Honda R&D Driven by Innovation
Takeo Fujisawa established Honda R&D as a separate company because the auto maker didn’t just need the innovation of Soichiro Honda, but of many Soichiro Hondas.
Special Coverage
Management Briefing Seminars
TRAVERSE CITY, MI – Honda R&D Americas Inc. has studied the movement of cockroaches and the swarming of bees to learn about traffic.
So says Frank Paluch, vice president-engineering, at Monday’s opening day of the annual Management Briefing Seminars here in a panel discussion called “Innovate or Die.”
At Honda, it is not a question of dying, he says, but of corporate culture going back to the company’s roots. Founder Soichiro Honda always said, “Do not imitate others,” Paluch says.

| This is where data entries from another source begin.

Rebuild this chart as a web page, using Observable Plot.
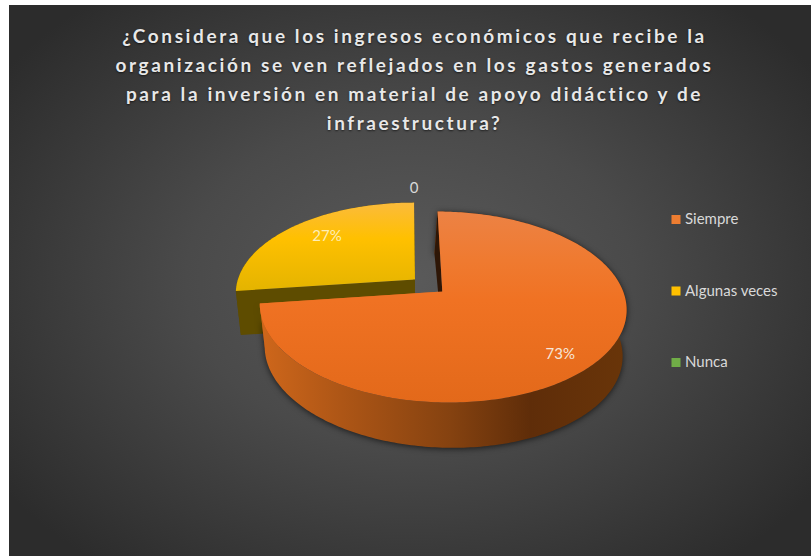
<!DOCTYPE html>
<html><head><meta charset="utf-8">
<script src="https://cdn.jsdelivr.net/npm/d3@7"></script>
<script src="https://cdn.jsdelivr.net/npm/@observablehq/plot@0.6"></script>
<style>
html,body{margin:0;padding:0;background:#fff;}
#frame{position:relative;margin:5px 0 0 9px;width:802px;height:551px;overflow:hidden;
 background:radial-gradient(ellipse 62% 66% at 50% 50%,#5a5a5a 0%,#4a4a4a 45%,#2c2c2c 100%);}
#title{height:126px;box-sizing:border-box;padding-top:16px;text-align:center;color:#e8e8e8;
 font:bold 19px/29px Lato,sans-serif;letter-spacing:2.6px;text-shadow:0 1px 2px rgba(0,0,0,.6);margin-left:9px;}
#chart svg{display:block;}
</style></head><body>
<div id="frame"><div id="title">¿Considera que los ingresos económicos que recibe la<br>organización se ven reflejados en los gastos generados<br>para la inversión en material de apoyo didáctico y de<br>infraestructura?</div><div id="chart"></div></div>
<script>
const categories = ["Siempre", "Algunas veces", "Nunca"];
const values = [73, 27, 0];
const valueLabels = ["73%", "27%", "0"];
const topColors = ["url(#topOrange)", "url(#topYellow)", "#70ad47"];
const wallColors = ["url(#wallOrange)", "#5e4c00", "#44702a"];
const startWallColors = ["#2e1606", "#5e4c00", "#44702a"];
const endWallColors = ["#cf671b", "#262626", "#44702a"];
const legendColors = ["#ed7d31", "#ffc000", "#70ad47"];
const labelRadius = [0.83, 0.755, 1.2];
const labelTurn = [5.2, 3.4, -3.5];
const labelColors = ["#f6e6da", "#fdeeb8", "#d9d9d9"];

// Oblique view of the pie plane
const x0 = 428, y0 = 285, R = 179, Rs = 91, k = 0.16, a = 0.018, explode = 0.1;
function project(U, V, h = 0) {
  const f = 1 - 0.025 * h, d = 1 - k * V;
  return {
    x: x0 + f * R * (U + (a + 0.02 * h) * V) / d,
    y: y0 + f * Rs * V / d + h * (44 + 4 * V)
  };
}
const arcs = d3.pie().sort(null).startAngle(0).endAngle(2 * Math.PI)(values);
function polar(s, r, ang) {
  const mid = (s.startAngle + s.endAngle) / 2;
  return [explode * Math.sin(mid) + r * Math.sin(ang), -explode * Math.cos(mid) - r * Math.cos(ang)];
}
function rim(s, h, reverse) {
  const n = Math.max(2, Math.ceil((s.endAngle - s.startAngle) * 60));
  const out = d3.range(n + 1).map(i => {
    const [U, V] = polar(s, 1, s.startAngle + (s.endAngle - s.startAngle) * i / n);
    return project(U, V, h);
  });
  return reverse ? out.reverse() : out;
}
const apex = (s, h) => { const [U, V] = polar(s, 0, 0); return project(U, V, h); };
const rimPt = (s, ang, h) => { const [U, V] = polar(s, 1, ang); return project(U, V, h); };

const poly = (pts, fill, extra = {}) => Plot.line(pts, {x: "x", y: "y", fill, stroke: "none", curve: "linear", ...extra});
function slice(i) {
  const s = arcs[i];
  if (s.endAngle - s.startAngle <= 0) return [];
  return [
    poly([apex(s, 0), rimPt(s, s.endAngle, 0), rimPt(s, s.endAngle, 1), apex(s, 1)], endWallColors[i]),
    poly([...rim(s, 0), ...rim(s, 1, true)], wallColors[i], i === 0 ? {imageFilter: "drop-shadow(0 1px 3px rgba(0,0,0,.65))"} : {}),
    poly([apex(s, 0), rimPt(s, s.startAngle, 0), rimPt(s, s.startAngle, 1), apex(s, 1)], startWallColors[i]),
    poly([apex(s, 0), ...rim(s, 0)], topColors[i])
  ];
}
const defs = (ix, scales) => {
  const d = d3.create("svg:defs");
  const grad = (id, horizontal, stops) => {
    const g = d.append("linearGradient").attr("id", id).attr("gradientUnits", "userSpaceOnUse");
    const sc = horizontal ? scales.x : scales.y, p = stops.map(t => t[0]);
    const [p0, p1] = d3.extent(p);
    if (horizontal) g.attr("x1", sc(p0)).attr("x2", sc(p1)).attr("y1", 0).attr("y2", 0);
    else g.attr("y1", sc(p0)).attr("y2", sc(p1)).attr("x1", 0).attr("x2", 0);
    stops.forEach(t => g.append("stop").attr("offset", (t[0] - p0) / (p1 - p0)).attr("stop-color", t[1]));
  };
  grad("topOrange", false, [[212, "#ec8244"], [260, "#ef7a30"], [300, "#f07223"], [402, "#e3691a"]]);
  grad("topYellow", false, [[202, "#fbbb3c"], [238, "#ffc000"], [290, "#e4b400"]]);
  grad("wallOrange", true, [[259, "#cf671b"], [340, "#ae5616"], [450, "#854210"], [530, "#5f2d09"], [626, "#693509"]]);
  return d.node();
};
const legendY = i => 219 + 71.5 * i;
const legend = categories.map((c, i) => ({c, i, color: legendColors[i], y: legendY(i)}));
const labels = arcs.map((s, i) => {
  const mid = (s.startAngle + s.endAngle) / 2;
  const [U, V] = polar(s, labelRadius[i], mid + labelTurn[i] * Math.PI / 180);
  return {...project(U, V), text: valueLabels[i], color: labelColors[i]};
});

const plot = Plot.plot({
  width: 802, height: 425, margin: 0,
  x: {domain: [9, 811], range: [0, 802], axis: null},
  y: {domain: [131, 556], range: [0, 425], axis: null},
  style: {background: "transparent", fontFamily: "Lato, sans-serif"},
  marks: [
    defs,
    ...slice(1), ...slice(0), ...slice(2),
    Plot.text(labels, {x: "x", y: "y", text: "text", fill: "color", fontSize: 15}),
    Plot.dot(legend, {x: () => 675.5, y: "y", symbol: "square", r: 5.1, fill: "color", stroke: "none"}),
    Plot.text(legend, {x: () => 684.5, y: "y", text: "c", textAnchor: "start", fill: "#d9d9d9", fontSize: 15})
  ]
});
document.getElementById("chart").appendChild(plot);
</script>
</body></html>
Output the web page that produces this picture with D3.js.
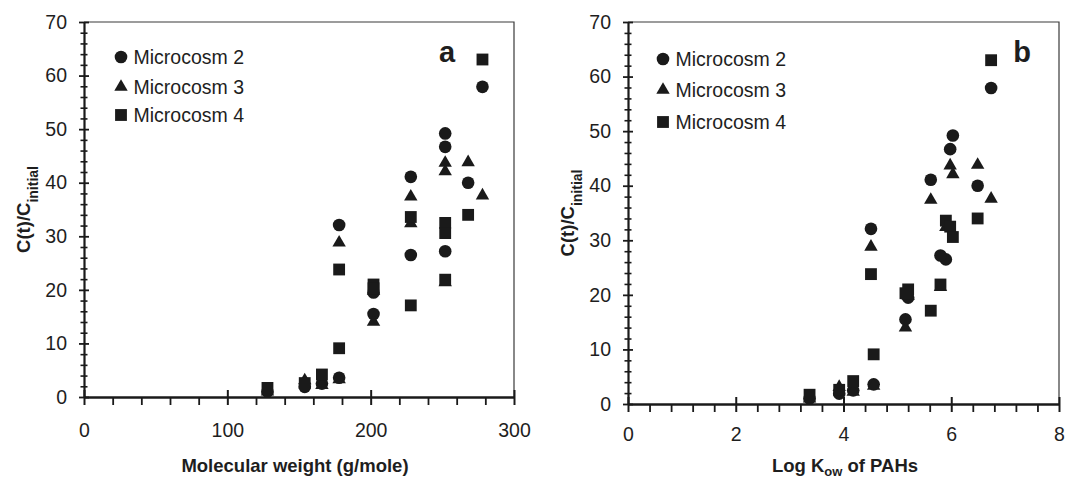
<!DOCTYPE html>
<html>
<head>
<meta charset="utf-8">
<script src="https://cdn.jsdelivr.net/npm/d3@7"></script>
<style>
  body { margin: 0; background: #fff; }
  text { font-family: "Liberation Sans", Arial, sans-serif; fill: #1e1e1e; }
</style>
</head>
<body>
<div id="chart"></div>
<script>
// x values: molecular weight (panel a) and log Kow (panel b) for each PAH
var molWeight = [128, 154, 166, 178, 178, 202, 202, 228, 228, 252, 252, 252, 268, 278];
var logKow = [3.37, 3.92, 4.18, 4.51, 4.56, 5.2, 5.15, 5.62, 5.9, 5.8, 5.98, 6.03, 6.49, 6.74];

// C(t)/C_initial per microcosm
var micro2 = [1.0, 1.9, 2.5, 32.1, 3.6, 19.5, 15.5, 41.1, 26.5, 27.2, 46.7, 49.2, 40.0, 57.9];
var micro3 = [1.0, 3.1, 2.2, 28.8, 3.3, 19.8, 14.0, 37.4, 32.4, 21.4, 43.7, 42.1, 43.8, 37.6];
var micro4 = [1.7, 2.6, 4.2, 23.8, 9.1, 21.0, 20.3, 17.1, 33.6, 21.9, 32.5, 30.6, 34.0, 63.0];

var seriesNames = ["Microcosm 2", "Microcosm 3", "Microcosm 4"];
var yTicks = [0, 10, 20, 30, 40, 50, 60, 70];
var mwTicks = [0, 100, 200, 300];
var kowTicks = [0, 2, 4, 6, 8];

var width = 1065;
var height = 480;
var ink = "#1a1a1a";

var svg = d3.select("#chart")
  .append("svg")
  .attr("width", width)
  .attr("height", height);

// circle = M2, triangle = M3, square = M4
var series = [
  { name: seriesNames[0], values: micro2, shape: d3.symbolCircle, size: 125 },
  { name: seriesNames[1], values: micro3, shape: d3.symbolTriangle, size: 78 },
  { name: seriesNames[2], values: micro4, shape: d3.symbolSquare, size: 140 }
];

var panels = [
  {
    xs: molWeight, xTicks: mwTicks, xMax: 300, minorStep: 20,
    left: 84, right: 514, top: 22, bottom: 397,
    labelPad: 18, letter: "a", letterX: 447,
    legendX: 121, legendY: [57, 87, 115],
    xTitle: "Molecular weight (g/mole)", xTitleX: 295, xTitleY: 472,
    yLabelX: 30
  },
  {
    xs: logKow, xTicks: kowTicks, xMax: 8, minorStep: 0.4,
    left: 628, right: 1059, top: 22, bottom: 404,
    labelPad: 15, letter: "b", letterX: 1022,
    legendX: 663, legendY: [59, 90, 122],
    xTitle: "Log K", xTitleX: 845, xTitleY: 472,
    yLabelX: 574
  }
];

panels.forEach(function(p) {
  var x = d3.scaleLinear().domain([0, p.xMax]).range([p.left, p.right]);
  var y = d3.scaleLinear().domain([0, 70]).range([p.bottom, p.top]);
  var g = svg.append("g");

  // thin frame on top and right
  g.append("path")
    .attr("d", "M" + p.left + "," + p.top + "H" + p.right + "V" + p.bottom)
    .attr("fill", "none")
    .attr("stroke", "#3a3a3a")
    .attr("stroke-width", 1.2);

  // minor y ticks, every 2
  var yMinor = d3.range(0, 70.01, 2).filter(function(v) { return v % 10 !== 0; });
  var yMinorAxis = g.append("g")
    .attr("transform", "translate(" + p.left + ",0)")
    .call(d3.axisLeft(y).tickValues(yMinor).tickSize(3.5).tickFormat(""));
  yMinorAxis.select(".domain").remove();
  yMinorAxis.selectAll(".tick line").attr("x1", 3.5).attr("stroke-width", 1.6).attr("stroke", ink);

  // major y ticks with labels
  var yAxis = g.append("g")
    .attr("transform", "translate(" + p.left + ",0)")
    .call(d3.axisLeft(y).tickValues(yTicks).tickSize(5).tickPadding(12).tickSizeOuter(0));
  yAxis.select(".domain").attr("stroke", ink).attr("stroke-width", 2.2);
  yAxis.selectAll(".tick line").attr("x1", 5).attr("stroke-width", 1.8).attr("stroke", ink);
  yAxis.selectAll(".tick text").attr("font-family", null).style("font-size", "19.5px").attr("fill", "#222");

  // minor x ticks
  var xMinor = d3.range(0, p.xMax + 1e-6, p.minorStep).filter(function(v) {
    return p.xTicks.every(function(t) { return Math.abs(t - v) > 1e-6; });
  });
  var xMinorAxis = g.append("g")
    .attr("transform", "translate(0," + p.bottom + ")")
    .call(d3.axisBottom(x).tickValues(xMinor).tickSize(8).tickFormat(""));
  xMinorAxis.select(".domain").remove();
  xMinorAxis.selectAll(".tick line").attr("stroke-width", 1.8).attr("stroke", ink);

  // major x ticks with labels
  var xAxis = g.append("g")
    .attr("transform", "translate(0," + p.bottom + ")")
    .call(d3.axisBottom(x).tickValues(p.xTicks).tickSize(8).tickPadding(p.labelPad).tickSizeOuter(0));
  xAxis.select(".domain").attr("stroke", ink).attr("stroke-width", 2.6);
  xAxis.selectAll(".tick line").attr("y1", -7).attr("stroke-width", 2).attr("stroke", ink);
  xAxis.selectAll(".tick text").attr("font-family", null).style("font-size", "19.5px").attr("fill", "#222");

  // data markers
  series.forEach(function(s) {
    g.append("g")
      .selectAll("path")
      .data(s.values)
      .join("path")
      .attr("d", d3.symbol().type(s.shape).size(s.size))
      .attr("transform", function(d, i) {
        return "translate(" + x(p.xs[i]) + "," + y(d) + ")";
      })
      .attr("fill", ink);
  });

  // legend
  series.forEach(function(s, i) {
    g.append("path")
      .attr("d", d3.symbol().type(s.shape).size(s.size)())
      .attr("transform", "translate(" + p.legendX + "," + p.legendY[i] + ")")
      .attr("fill", ink);
    g.append("text")
      .attr("x", p.legendX + 12.5)
      .attr("y", p.legendY[i])
      .attr("dy", "0.36em")
      .style("font-size", "19.5px")
      .text(s.name);
  });

  // panel letter
  g.append("text")
    .attr("x", p.letterX)
    .attr("y", 62)
    .attr("text-anchor", "middle")
    .style("font-size", "29px")
    .style("font-weight", "bold")
    .text(p.letter);

  // x title
  var xt = g.append("text")
    .attr("x", p.xTitleX)
    .attr("y", p.xTitleY)
    .attr("text-anchor", "middle")
    .style("font-size", "18.5px")
    .style("font-weight", "bold")
    .text(p.xTitle);
  if (p.letter === "b") {
    xt.append("tspan").attr("dy", 4).style("font-size", "13px").text("ow");
    xt.append("tspan").attr("dy", -4).text(" of PAHs");
  }

  // y title
  var yt = g.append("text")
    .attr("transform", "translate(" + p.yLabelX + "," + ((p.top + p.bottom) / 2) + ") rotate(-90)")
    .attr("text-anchor", "middle")
    .style("font-size", "18.5px")
    .style("font-weight", "bold")
    .text("C(t)/C");
  yt.append("tspan").attr("baseline-shift", "sub").style("font-size", "14px").text("initial");
});
</script>
</body>
</html>
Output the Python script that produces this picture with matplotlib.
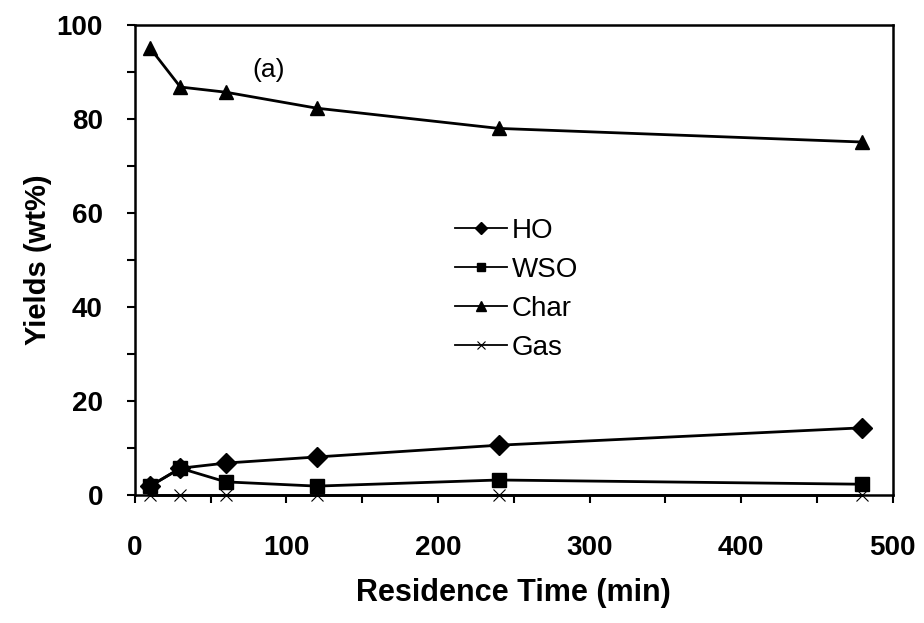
import matplotlib.pyplot as plt
from matplotlib.ticker import MultipleLocator

plt.rcParams['font.family'] = ['Liberation Sans', 'DejaVu Sans']

# residence time (min)
time_min = [10, 30, 60, 120, 240, 480]

# yields (wt%)
ho = [1.9, 5.7, 6.8, 8.1, 10.6, 14.3]
wso = [1.9, 5.7, 2.8, 1.9, 3.2, 2.3]
char = [95.1, 86.8, 85.7, 82.3, 78.0, 75.1]
gas = [0.0, 0.0, 0.0, 0.0, 0.0, 0.0]

fig = plt.figure(figsize=(9.24, 6.23), dpi=100)
ax = fig.add_axes([0.146, 0.2054, 0.820, 0.7545])

ax.plot(time_min, ho, color="black", lw=2, marker="D", ms=10, label="HO",
        clip_on=False)
ax.plot(time_min, wso, color="black", lw=2, marker="s", ms=9.5, label="WSO",
        clip_on=False)
ax.plot(time_min, char, color="black", lw=2, marker="^", ms=10, label="Char",
        clip_on=False)
ax.plot(time_min, gas, color="black", lw=2, marker="x", ms=9, mew=0.8,
        label="Gas", clip_on=False)

ax.set_xlim(0, 500)
ax.set_ylim(0, 100)
ax.xaxis.set_major_locator(MultipleLocator(100))
ax.xaxis.set_minor_locator(MultipleLocator(50))
ax.yaxis.set_major_locator(MultipleLocator(20))
ax.yaxis.set_minor_locator(MultipleLocator(10))
ax.tick_params(which="both", direction="out", length=6, width=1.5,
               labelsize=20)
ax.tick_params(axis="x", pad=23)
ax.tick_params(axis="y", pad=17)
for lbl in ax.get_xticklabels() + ax.get_yticklabels():
    lbl.set_fontweight("bold")
for sp in ax.spines.values():
    sp.set_linewidth(1.8)

ax.set_xlabel("Residence Time (min)", fontsize=22, fontweight="bold",
              labelpad=12)
ax.set_ylabel("Yields (wt%)", fontsize=21, fontweight="bold", labelpad=3)

ax.text(88, 90.4, "(a)", fontsize=19, ha="center", va="center")

leg = ax.legend(loc="upper left", bbox_to_anchor=(0.422, 0.59), frameon=False,
                fontsize=20, handlelength=1.9, handletextpad=0.15,
                labelspacing=0.47, markerscale=0.65, borderpad=0,
                borderaxespad=0)
for h in leg.legend_handles:
    h.set_linewidth(1.3)

fig.savefig("out.png", dpi=100)
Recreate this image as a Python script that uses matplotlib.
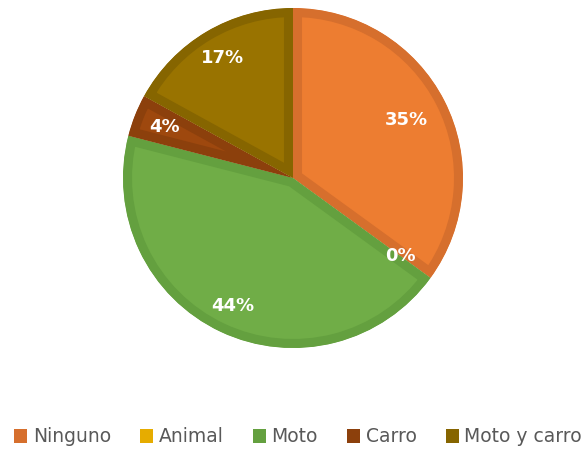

Indeed, partner Takeo Fujisawa established Honda R&D as a separate company because the auto maker didn’t just need the innovation of Soichiro Honda, but of many Soichiro Hondas.
“You must have a corporate culture that insists upon (innovation),” says Paluch, who before taking his current job was chief engineer for the ’07 Acura MDX cross/utility vehicle.
“Establishing big challenges spurs innovation and passion,” he says, recalling how Soichiro Honda challenged his company to win the biggest motorcycle race ever, enter the auto industry against government advice and develop an engine that met the U.S. Clean Air Act emission rules.
Today, Honda develops its jet airplane, Asimo robot and fuel-cell technology in the same spirit of reaching to meet a challenge.
Having an independent R&D division was a turning point in Honda’s history, according to Paluch. Honda devotes 5% of global revenue toward researching and developing products and technology.
Honda engineers can choose their own research project and follow it, he says, but there must be a system to ensure the ultimate objective of the research has some merit. Ideas are evaluated, the objective is clarified and a budget is established.
A research-theme committee looks at projects from around the world in order to choose those with potential for mass-market vehicles.
Paluch points to his Acura MDX project to demonstrate how product teams relate to the research teams.
For 10 years, a group of engineers had been working on an active damper system. The MDX team wanted a suspension that could switch easily between sporty and comfortable.
So the team went to the Honda research archives and found the active damper – which adjusts the suspension in anticipation of body roll, pitch and dive – met its requirements. And the research team was delighted to see its work arrive at last in a mass-market product, with hardware assistance from Delphi Corp.
The second innovation eventually adapted to the MDX is a rapid defogger that keeps a 30% humidity level inside the cabin, which is said to be less fatiguing for a driver than an arid environment caused by a constant air-conditioning operation.
When the research team offered the system, “we said it was too expensive and we rejected it; we didn’t want it,” recalls Paluch.
But the team was determined and created a demonstration vehicle of a ’06 MDX, soaked the floors with water and put the vehicle in a humidity chamber over night.
“At 5 a.m, seven of us got into the car and within seconds of going outside, the little fog that started was cleared up,” says Paluch.
“(The system gets) ahead of the fog. (It) increases driving range 4% and keeps 30% humidity in the cabin all the time. From this team’s persistence, we realized the incredible value,” and it was added to the car.